If correct, this would explain why it is possible for elite athletes to perform well whilst drinking sparingly during exercise, for the fastest marathon and ultra-marathon runners to be amongst the most dehydrated runners in those races, and for athletes who have lost in excess of 10% of body weight to be amongst the top finishers in 226km Ironman triathlons.



If we wish to force all athletes to drink according to a singular doctrine, then perhaps we need first to determine what they actually do in real competitions. In a study published more than 2 decades ago we found that the majority of athletes drink about 500ml/hr and all lose some weight during exercise since they drink less than they sweat. This information influenced the evolution of the drinking guidelines that I developed for the International Marathon Medical Directors Association in 2003 and which promoted drinking according to the dictates of thirst and not in excess of about 800ml/hr. The advice contained in the most recent 2007 ACSM guidelines now echoes those guidelines.

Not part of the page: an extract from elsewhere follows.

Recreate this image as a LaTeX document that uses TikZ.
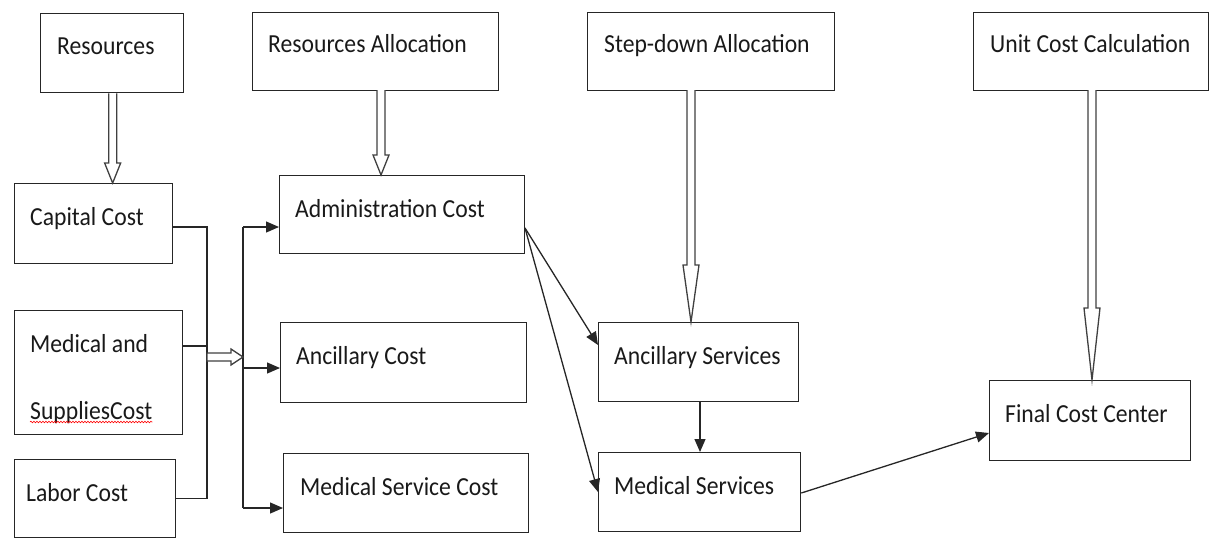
\documentclass[tikz,border=0pt]{standalone}
\usepackage{fontspec}
\setmainfont[FakeStretch=0.91]{Carlito}
\usetikzlibrary{arrows.meta,calc,decorations.pathmorphing}
\begin{document}
\begin{tikzpicture}[x=1pt,y=-1pt,
  box/.style={draw=black!85,line width=1.3pt,anchor=north west,inner sep=0pt},
  lbl/.style={anchor=base west,inner sep=0pt,text=black!90,font=\fontsize{26}{30}\selectfont},
  conn/.style={draw=black!85,line width=1.3pt},
  arr/.style={conn,-{Triangle[length=13pt,width=11pt]}},
  hollow/.style={draw=black!75,line width=1.3pt,fill=white,line join=miter}]
\useasboundingbox (0,0) rectangle (1227,539);
% boxes
\node[box,minimum width=143pt,minimum height=79pt] (res) at (40,13) {};
\node[box,minimum width=246pt,minimum height=78pt] (ralloc) at (252,12) {};
\node[box,minimum width=247pt,minimum height=78pt] (step) at (587,12) {};
\node[box,minimum width=235pt,minimum height=78pt] (unit) at (973,12) {};
\node[box,minimum width=158pt,minimum height=80pt] (cap) at (14,183) {};
\node[box,minimum width=168pt,minimum height=124pt] (med) at (14,310) {};
\node[box,minimum width=161pt,minimum height=78pt] (lab) at (14,459) {};
\node[box,minimum width=245pt,minimum height=78pt] (adm) at (279,175) {};
\node[box,minimum width=246pt,minimum height=80pt] (anc) at (280,322) {};
\node[box,minimum width=245pt,minimum height=79pt] (msc) at (283,453) {};
\node[box,minimum width=200pt,minimum height=79pt] (ancs) at (598,322) {};
\node[box,minimum width=202pt,minimum height=79pt] (meds) at (598,452) {};
\node[box,minimum width=201pt,minimum height=80pt] (fcc) at (989,380) {};
% labels
\node[lbl] (tres) at (57,54) {Resources};
\node[lbl] (tralloc) at (268,52) {Resources Allocation};
\node[lbl] (tstep) at (604,52) {Step-down Allocation};
\node[lbl] (tunit) at (990,52) {Unit Cost Calculation};
\node[lbl] (tcap) at (30,225) {Capital Cost};
\node[lbl] (tmed1) at (30,352) {Medical and};
\node[lbl] (tmed2) at (30,419) {SuppliesCost};
\node[lbl] (tlab) at (26,501) {Labor Cost};
\node[lbl] (tadm) at (295,217) {Administration Cost};
\node[lbl] (tanc) at (296,364) {Ancillary Cost};
\node[lbl] (tmsc) at (300,495) {Medical Service Cost};
\node[lbl] (tancs) at (614,364) {Ancillary Services};
\node[lbl] (tmeds) at (614,494) {Medical Services};
\node[lbl] (tfcc) at (1005,422) {Final Cost Center};
% spell-check underline
\draw[red,line width=0.6pt,decorate,decoration={snake,amplitude=0.8pt,segment length=3pt}]
  ($(tmed2.base west)+(0,3)$) -- ($(tmed2.base east)+(0,3)$);
% hollow arrows
\newcommand\hollowdown[3]{% top point, bottom point, head length
  \path let \p1=(#1), \p2=(#2) in
   [hollow] (\x1-4pt,\y1) -- (\x1-4pt,\y2+#3) -- (\x1-8pt,\y2+#3) -- (\x1,\y2)
   -- (\x1+8pt,\y2+#3) -- (\x1+4pt,\y2+#3) -- (\x1+4pt,\y1);}
\coordinate (h1a) at ($(res.south)+(0.5,0)$);
\hollowdown{h1a}{h1a |- cap.north}{20pt}
\coordinate (h2a) at (381,90);
\hollowdown{h2a}{h2a |- adm.north}{20pt}
\coordinate (h3a) at (691,90);
\hollowdown{h3a}{h3a |- ancs.north}{57pt}
\coordinate (h4a) at (1092,90);
\hollowdown{h4a}{h4a |- fcc.north}{72pt}
% left bus
\coordinate (busL) at (207,227);
\coordinate (busR) at (243,227);
\draw[conn] (cap.east |- busL) -| (busL |- lab.east) -- (lab.east);
\draw[conn] (med.east |- 0,346) -- (busL |- 0,346);
\draw[conn] (busR) -- (busR |- 0,508);
\draw[arr] (busR) -- (adm.west |- busR);
\draw[arr] (busR |- 0,368) -- (anc.west |- 0,368);
\draw[arr] (busR |- 0,508) -- (msc.west |- 0,508);
% horizontal hollow arrow
\path[hollow] (207,353) -- (231,353) -- (231,349) -- (243,357) -- (231,365) -- (231,361) -- (207,361) -- cycle;
% right side arrows
\coordinate (admout) at (525,228);
\draw[arr] (admout) -- (ancs.west |- 0,345);
\draw[arr] (admout) -- (meds.west |- 0,492);
\draw[arr] (ancs.south -| 700,0) -- (meds.north -| 700,0);
\draw[arr] (meds.east |- 0,493) -- (fcc.west |- 0,433);
\end{tikzpicture}
\end{document}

Recently we analyzed the range of BW changes that occur in athletes completing a 224km Ironman triathlon. All entrants in this race received the same drinking advice – drink according to the dictates of thirst and not in excess of 800ml/hr. Despite all receiving the same advice, body weight changes in athletes in that race ranged from a gain of 3% to a loss of -13% with the commonest weigh loss being -3%. Even in a much shorter 42km marathon, body weight changes ranged from a gain of 5% to a loss of -9%.

It is clear that the factors determining drinking behavior during competitive exercise are poorly understood. Perhaps we should study this phenomenon more carefully before we produce dogmatic
guidelines that conflict with common sense, the scientific evidence and even what athletes actually do during exercise and competition.



There is no published scientific evidence to show that drinking beyond the dictates of thirst during exercise – that is drinking “to stay ahead of thirst” – produces a more beneficial outcome than does drinking according to the dictates of thirst. Since the very best athletes often develop the largest body weight losses during competitive exercise, it is entirely possible that drinking sparingly during exercise is ergogenic whereas drinking more is likely to impair performance. However it is clear that ad libitum drinking cannot produce EAH or EAHE in predisposed individuals.
Whilst we await more studies which compare the relative biological effects of drinking either ad libitum or to “stay ahead of thirst”, those advising athletes can safely be assured that the balance of the current evidence supports the conclusion that drinking to thirst is the optimum drinking behaviour during exercise.


REFERENCE. Noakes TD. Waterlogged. The Serious Problem of Overhydration in Endurance Sports. Human Kinetics 2012.